Consequently, resource-orchestration methodologies undertake critical assumption on the application needs (for example, job arrival rates and job completions times) to utilize resources. More than often, such assumptions lead to bottlenecks or underutilization. This project investigates a new class of resource-orchestration methodologies, called the Elastic Interval Runtime Schedulers (EIRIS), that do not undertake assumptions on the job arrival rates or completion times or bounds on the application parallelism.
The project will develop practical solutions for EIRIS anchored in solid mathematical underpinnings. The project is expected to have a profound impact on the scheduling theory and runtime systems for data centers and HPC. Applications immediately benefiting from this work include (but are not limited to): cloud gaming, video coding, and video transcoding.
The project research findings will be integrated into a graduate class on computer systems.

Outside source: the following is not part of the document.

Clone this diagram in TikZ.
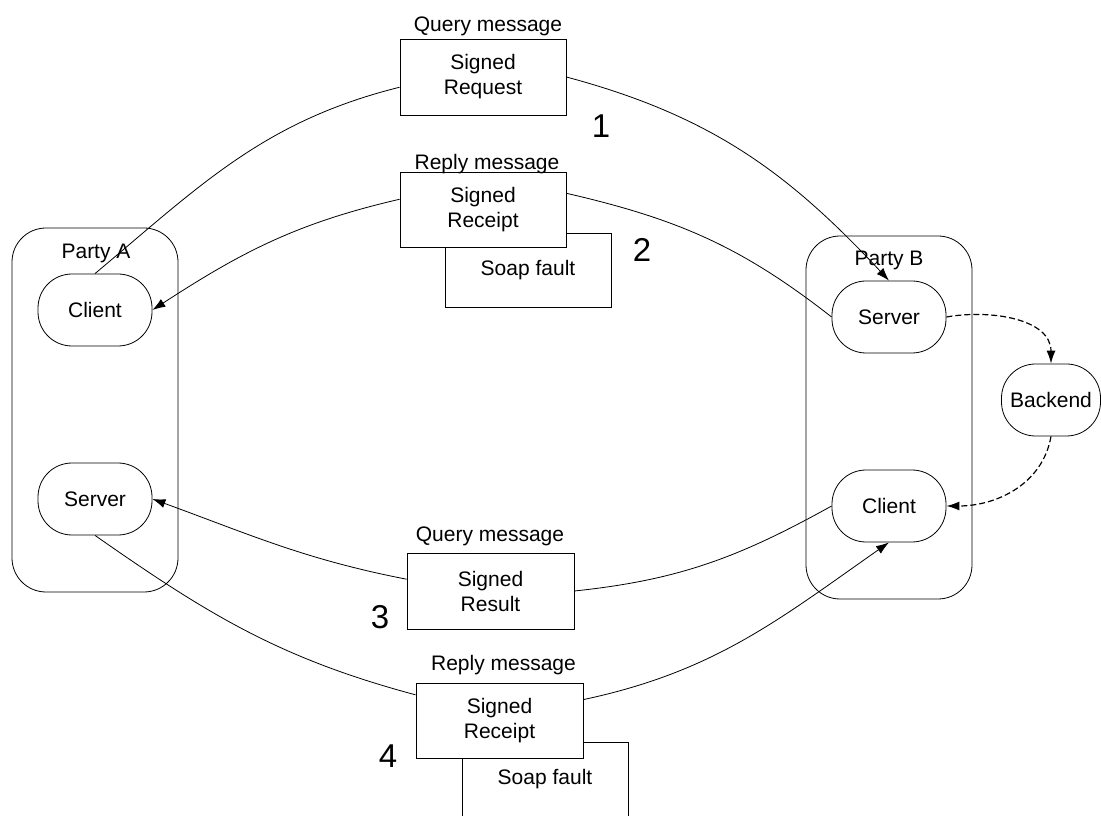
\documentclass[tikz,border=0pt]{standalone}
\usepackage{fontspec}
\setmainfont{Liberation Sans}
\usetikzlibrary{arrows.meta}

\begin{document}
\begin{tikzpicture}[x=1pt, y=1pt, line width=0.8pt, font=\fontsize{21}{25}\selectfont,
    party/.style={draw, rounded corners=34pt, minimum width=166pt, minimum height=364pt},
    role/.style={draw, rounded corners=34pt, minimum width=114pt, minimum height=72pt, inner sep=0pt},
    msg/.style={draw, fill=white, align=center, minimum width=166pt, minimum height=75pt, inner sep=0pt},
    num/.style={font=\fontsize{33}{33}\selectfont, anchor=base},
    flow/.style={-{Latex[length=13pt,width=9pt]}},
    back/.style={flow, line width=1.2pt, dash pattern=on 6pt off 3pt}]
    \clip (0,0) rectangle (1101,815);

    % the two parties
    \node[party] (partyA) at (95,405) {};
    \node[party, minimum height=363pt] (partyB) at (889,397.5) {};
    \node[anchor=base] (labA) at (96,556) {Party A};
    \node[anchor=base] (labB) at (889,549) {Party B};

    \node[role] (clientA) at (95,505) {Client};
    \node[role] (serverA) at (95,316) {Server};
    \node[role] (serverB) at (889,498) {Server};
    \node[role] (clientB) at (889,309) {Client};
    \node[role, minimum width=99pt] (backend) at (1051,415) {Backend};

    % messages
    \node[msg, minimum height=76pt] (req) at (483,738) {Signed\\Request};
    \node[anchor=base] (reqlab) at (488,783) {Query message};

    \node[msg, minimum height=74pt] (fault) at (528,545) {Soap fault};
    \node[msg] (receipt) at (483,605.5) {Signed\\Receipt};
    \node[anchor=base] (receiptlab) at (487,645) {Reply message};

    \node[msg, minimum width=167pt, minimum height=76pt] (result) at (490.5,224) {Signed\\Result};
    \node[anchor=base] (resultlab) at (490,273) {Query message};

    \node[msg, minimum width=166pt, minimum height=74pt] (faultb) at (545,36) {Soap fault};
    \node[msg, minimum width=167pt] (receiptb) at (499.5,94.5) {Signed\\Receipt};
    \node[anchor=base] (receiptblab) at (503.5,145) {Reply message};

    \node[num] (one) at (601,677.5) {1};
    \node[num] (two) at (642,553.5) {2};
    \node[num] (three) at (380,186.5) {3};
    \node[num] (four) at (388,47.5) {4};

    % 1: query A -> B
    \draw (clientA.north) to[out=40, in=194] (req.187);
    \draw[flow] (req.east) to[out=-15, in=133] (serverB.north);
    % 2: reply B -> A
    \draw (serverB.west) to[out=142, in=-13] (receipt.11);
    \draw[flow] (receipt.173) to[out=193, in=33] (clientA.east);
    % 3: query B -> A
    \draw (clientB.west) to[out=209, in=6] (result.east);
    \draw[flow] (result.172) to[out=169, in=-20] (serverA.east);
    % 4: reply A -> B
    \draw (serverA.south) to[out=-35, in=165] (receiptb.163);
    \draw[flow] (receiptb.14) to[out=12, in=215] (clientB.south);

    % backend round trip
    \draw[back] (serverB.east) to[out=10, in=90] (backend.north);
    \draw[back] (backend.south) to[out=-100, in=0] (clientB.east);
\end{tikzpicture}
\end{document}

Moreover, a monthly podcast, entitled concepts in computer systems, will be broadcasted to Mississippi high school students with the goal to encourage them to pursue education in computer and information science and engineering.
The project will develop the mathematical underpinnings, theoretical bounds, and translatable runtime for EIRIS. The project will be divided into three interleaving thrusts focusing on: (1) mathematical underpinnings for EIRIS by utilizing concepts and operations from group theory to: (a) develop an oracle for analyses, (b) derive theoretical lower bounds, and (c) make an attempt to further refine the lower bounds; (2) developing a set of resource-orchestration methodologies for EIRIS by utilizing concepts from bin packing algorithms to develop procedures predominantly relying on: (a) actual job duration times and (b) remaining job duration times; and (3) an autonomic runtime for EIRIS in G-Hadoop by implementing (a) distributed resource management systems, (b) metadata servers, and (c) packages for reproducible artifacts. All thrusts will be deployed and tested on large-scale computer systems for demonstration.
This award reflects NSF's statutory mission and has been deemed worthy of support through evaluation using the Foundation's intellectual merit and broader impacts review criteria.